Mercury (Hobart)

Sharp shooters up for grand final goal rush

- MATT WINDLEY

IF SUNDAY’S A-League grand final is to be a shootout, one can only hope that rival coaches Kevin Muscat and Graham Arnold come armed with bazookas.

It’s a prospect that has even the players excited.

Both coaches have the weaponry, as Melbourne Victory and Sydney FC possess two of the more explosive attacks ever seen in the competitio­n’s history.

But grand finals are so often tight, tense affairs.

The nine previous ALeague title deciders have averaged two goals per game in regulation time, a figure that drops to 1.5 per game when Victory’s 2007 6-0 demolition of Adelaide is taken from the equation.

Just imagine, however, if Muscat and Arnold both said, “I don’t care how many goals you score against us, we’re just going to score more”.

It could result in one of the m ore entertaini­ng grand finals in Australian sports history, let alone A-League history.

With 56 goals at an average of 2.07 per game in the regular season, Victory fell just two shy of Brisbane’s goals-scored record set in 2010-11.

Its “fab four”, Besart Berisha, Fahid Ben Khalfallah, Kosta Barbarouse­s and Gui Finkler, has been so good that not even the league’s all-time leading scorer, Archie Thompson, will join the starting line-up.

Sydney, meanwhile, has scored 52 goals in the regular season, its highest tally in club history. Since the Asian Cup break it has scored 41 goals in 14 games — including the 4-1 semi-final win over Adelaide last week.

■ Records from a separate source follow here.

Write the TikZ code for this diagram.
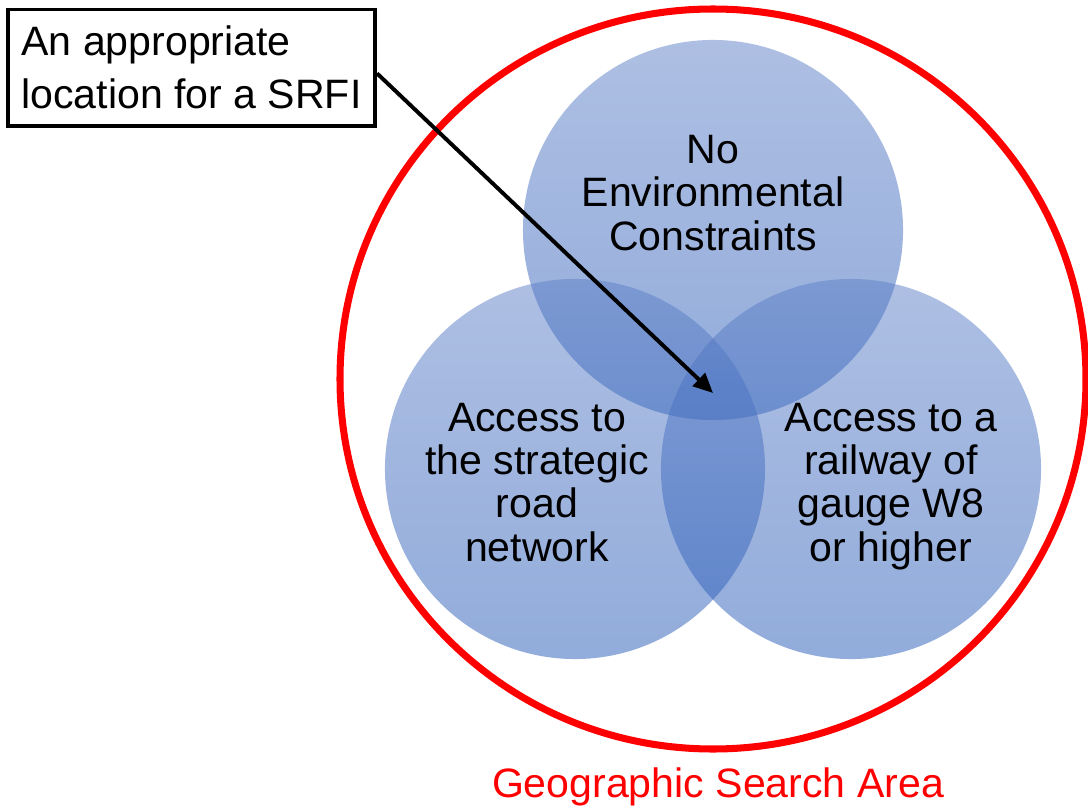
\documentclass[tikz,border=0pt]{standalone}
\usepackage{fontspec}
\setmainfont{Liberation Sans}
\usetikzlibrary{arrows.meta}

\definecolor{vennTop}{RGB}{93,127,199}
\definecolor{vennBottom}{RGB}{37,89,183}
\definecolor{areaRed}{RGB}{255,0,0}

\begin{document}
\begin{tikzpicture}[x=0.025cm, y=-0.025cm,
  venn/.style={circle, draw=none, minimum size=9.5cm, inner sep=0pt,
    top color=vennTop, bottom color=vennBottom, fill opacity=0.5},
  lbl/.style={font=\fontsize{29.2}{30.6}\selectfont, align=center,
    inner sep=0pt, anchor=base, text=black},
  callout/.style={draw=black, line width=2.8pt, fill=white,
    minimum width=9.175cm, minimum height=2.9125cm, inner sep=0pt,
    align=left, font=\fontsize{29.2}{37.7}\selectfont},
  pointer/.style={draw=black, line width=2.8pt,
    -{Triangle[length=14pt, width=12.5pt]}}
]
\useasboundingbox (0,0) rectangle (1088,809);

% outer search area
\draw[areaRed, line width=5pt] (713,379) ellipse [x radius=373, y radius=370];
\node[lbl, text=areaRed] (area) at (718,797) {Geographic Search Area};

% the three criteria (base anchor sits on the last line)
\node[venn] (env)  at (713,230) {};
\node[venn] (road) at (575,469) {};
\node[venn] (rail) at (851,469) {};

\node[lbl] (envtxt)  at (713,250) {No\\Environmental\\Constraints};
\node[lbl] (roadtxt) at (537,561) {Access to\\the strategic\\road\\network};
\node[lbl] (railtxt) at (891,561) {Access to a\\railway of\\gauge W8\\or higher};

% callout and pointer to the common intersection
\node[callout] (box) at (191.5,67.75) {An appropriate\\location for a SRFI};
\coordinate (spot) at (713,393);
\draw[pointer] ([yshift=-4pt]box.east) -- (spot);
\end{tikzpicture}
\end{document}
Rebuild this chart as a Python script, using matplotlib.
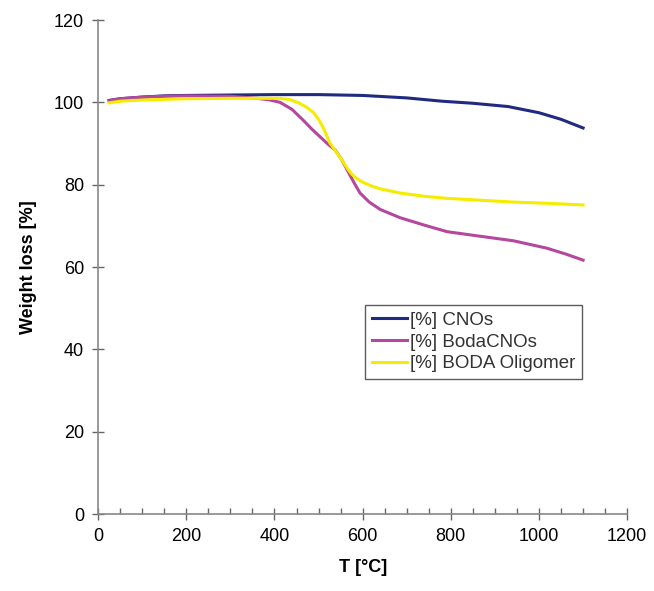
import numpy as np
import matplotlib.pyplot as plt
from matplotlib.ticker import MultipleLocator

plt.rcParams['font.family'] = ['Liberation Sans', 'DejaVu Sans']

# temperature points (°C) and weight (%)
t_cno = [25, 50, 100, 150, 200, 300, 400, 500, 600, 700, 780, 850, 930, 1000, 1050, 1100]
w_cno = [100.5, 100.9, 101.3, 101.6, 101.7, 101.8, 101.9, 101.9, 101.7, 101.1, 100.3, 99.8, 99.0, 97.5, 95.9, 93.8]

t_boda = [25, 50, 100, 150, 200, 300, 360, 390, 413, 440, 465, 485, 504, 520, 538, 552, 565, 580, 594, 615, 640, 685,
          740, 792, 860, 942, 1018, 1060, 1100]
w_boda = [100.4, 100.9, 101.3, 101.5, 101.6, 101.5, 101.0, 100.6, 100.0, 98.3, 95.7, 93.5, 91.6, 90.0, 88.4, 86.2, 83.6, 80.6, 78.0, 75.8, 74.0, 72.0,
          70.2, 68.6, 67.6, 66.4, 64.6, 63.2, 61.7]

t_olig = [25, 50, 100, 200, 300, 413, 435, 455, 472, 488, 500, 510, 526, 540, 553, 565, 575, 588, 601, 620, 640, 685,
          740, 792, 860, 942, 1020, 1100]
w_olig = [99.9, 100.3, 100.6, 100.9, 101.0, 101.0, 100.7, 99.9, 98.9, 97.6, 95.9, 94.0, 90.1, 88.0, 86.0, 84.0, 82.6, 81.4, 80.6, 79.7, 79.0, 78.0,
          77.2, 76.7, 76.3, 75.8, 75.5, 75.1]

fig = plt.figure(figsize=(6.54, 5.91), dpi=100)
ax = fig.add_axes([0.150, 0.130, 0.809, 0.836])

ax.plot(t_cno, w_cno, color='#1f2a80', lw=2.2, label='[%] CNOs')
ax.plot(t_boda, w_boda, color='#b4479e', lw=2.2, label='[%] BodaCNOs')
ax.plot(t_olig, w_olig, color='#f5ec00', lw=2.2, label='[%] BODA Oligomer')

ax.set_xlim(0, 1200)
ax.set_ylim(0, 120)
ax.xaxis.set_major_locator(MultipleLocator(200))
ax.xaxis.set_minor_locator(MultipleLocator(50))
ax.yaxis.set_major_locator(MultipleLocator(20))

for s in ['top', 'right']:
    ax.spines[s].set_visible(False)
for s in ['left', 'bottom']:
    ax.spines[s].set_color('#888888')
    ax.spines[s].set_linewidth(1.2)

ax.tick_params(axis='both', which='major', direction='inout', length=8, width=1, color='#666666',
               labelsize=13, pad=6)
ax.tick_params(axis='x', which='minor', direction='in', length=4, width=1, color='#666666')

ax.set_xlabel('T [°C]', fontsize=13, fontweight='bold', labelpad=10)
ax.set_ylabel('Weight loss [%]', fontsize=13, fontweight='bold', labelpad=12)

leg = ax.legend(loc='upper left', bbox_to_anchor=(0.505, 0.423), fontsize=13.5, frameon=True,
                fancybox=False, handlelength=1.9, handletextpad=0.15, borderpad=0.35,
                labelspacing=0.25, borderaxespad=0)
for txt in leg.get_texts():
    txt.set_color('#333333')
leg.get_frame().set_edgecolor('#333333')
leg.get_frame().set_linewidth(1.0)

fig.savefig('out.png', dpi=100)
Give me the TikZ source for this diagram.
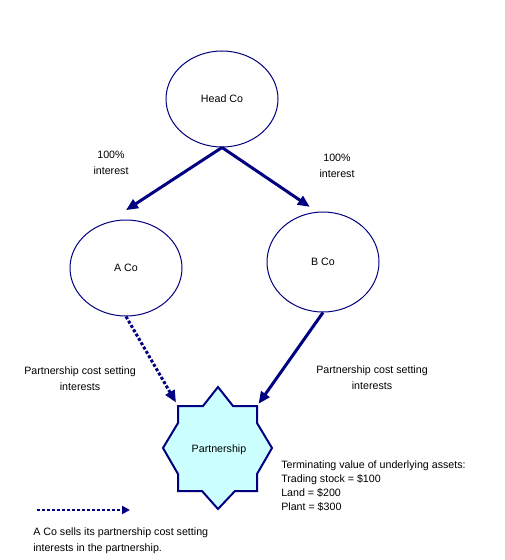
\documentclass[tikz,border=0pt]{standalone}
\usepackage{fontspec}
\setmainfont{Liberation Sans}
\usetikzlibrary{arrows.meta,shapes.geometric}
\definecolor{navy}{RGB}{0,0,128}
\definecolor{palecyan}{RGB}{204,255,255}

\begin{document}
\begin{tikzpicture}[x=0.75pt,y=-0.75pt,
  company/.style={ellipse,draw=navy,line width=0.75pt,minimum width=84pt,minimum height=72pt,
    inner sep=0pt,font=\fontsize{8}{10}\selectfont},
  own arrow/.style={navy,line width=2.25pt,-{Triangle[length=9pt,width=7.5pt]}},
  sell arrow/.style={own arrow,dash pattern=on 2.25pt off 1.5pt},
  lbl/.style={font=\fontsize{8}{12}\selectfont,align=center,inner sep=0pt}]

  \fill[white] (0,0) rectangle (505,560);
  \useasboundingbox (0,0) rectangle (505,560);

  % Companies
  \node[company] (head) at (222,99) {Head Co};
  \node[company] (aco) at (126,268) {A Co};
  \node[company,minimum height=75pt] (bco) at (323,262) {B Co};

  % Partnership star
  \filldraw[fill=palecyan,draw=navy,line width=1.5pt]
    (178,406) -- (203,406) -- (218,387) -- (233,406) -- (257,406) -- (257,423)
    -- (272,448) -- (257,474) -- (257,491) -- (235,491) -- (218,509) -- (202,491)
    -- (178,491) -- (178,474) -- (163,448) -- (178,423) -- cycle;
  \node[lbl] (part) at (219,450) {Partnership};
  \coordinate (part tl) at (178,406);
  \coordinate (part tr) at (257,406);

  % Ownership
  \draw[own arrow] (head.south) -- ([yshift=7pt]aco.north);
  \draw[own arrow] (head.south) -- ([yshift=4.5pt]bco.105);
  \node[lbl] (int a) at (111,163) {100\%\\interest};
  \node[lbl] (int b) at (337,166) {100\%\\interest};

  % Partnership interests
  \draw[sell arrow,shorten >=3pt] (aco.south) -- (part tl);
  \draw[own arrow,shorten >=2pt] (bco.south) -- (part tr);
  \node[lbl] (pcs a) at (80,379) {Partnership cost setting\\interests};
  \node[lbl] (pcs b) at (372,378) {Partnership cost setting\\interests};

  \node[lbl,align=left,anchor=west,font=\fontsize{8}{10.3}\selectfont] (assets) at (281,486)
    {Terminating value of underlying assets:\\Trading stock = \$100\\Land = \$200\\Plant = \$300};

  % Key
  \coordinate (key start) at (37,510);
  \coordinate (key end) at (130,510);
  \draw[sell arrow,line width=1.9pt,-{Triangle[length=6pt,width=6pt]}] (key start) -- (key end);
  \node[lbl,align=left,anchor=west] (key text) at (33,541)
    {A Co sells its partnership cost setting\\interests in the partnership.};

\end{tikzpicture}
\end{document}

Marc Janko, Austria’s captain and Sydney’s internatio­nal marquee player, earns much of the plaudits. He did, after all, win the league’s golden boot award with a tally of 16 goals.

But if we needed any reminding of the potency of those around him — this weekend Chris Naumoff, Alex Brosque and Bernie Ibini will also line up in the front four — then we’ve got it in recent weeks.

Though Janko has failed to score in the past seven games, Sydney has continued to score for fun. Ibini has scored in each of his past three games while Brosque has scored six times in the past four matches and looms as a huge threat on Sunday.

Like Victory, Sydney also has the luxury of leaving a proven goalscorer on the bench. Shane Smeltz, second only to Thompson on the alltime A-League scorers charts with 85 goals, also can’t crack his side’s starting line-up.

Finkler said the weekend’s game was a meeting between the competitio­n’s two best teams.

“Hopefully it’s a good, entertaini­ng game with a lot of goals, just like it was in the semi-finals.,” Finkler said.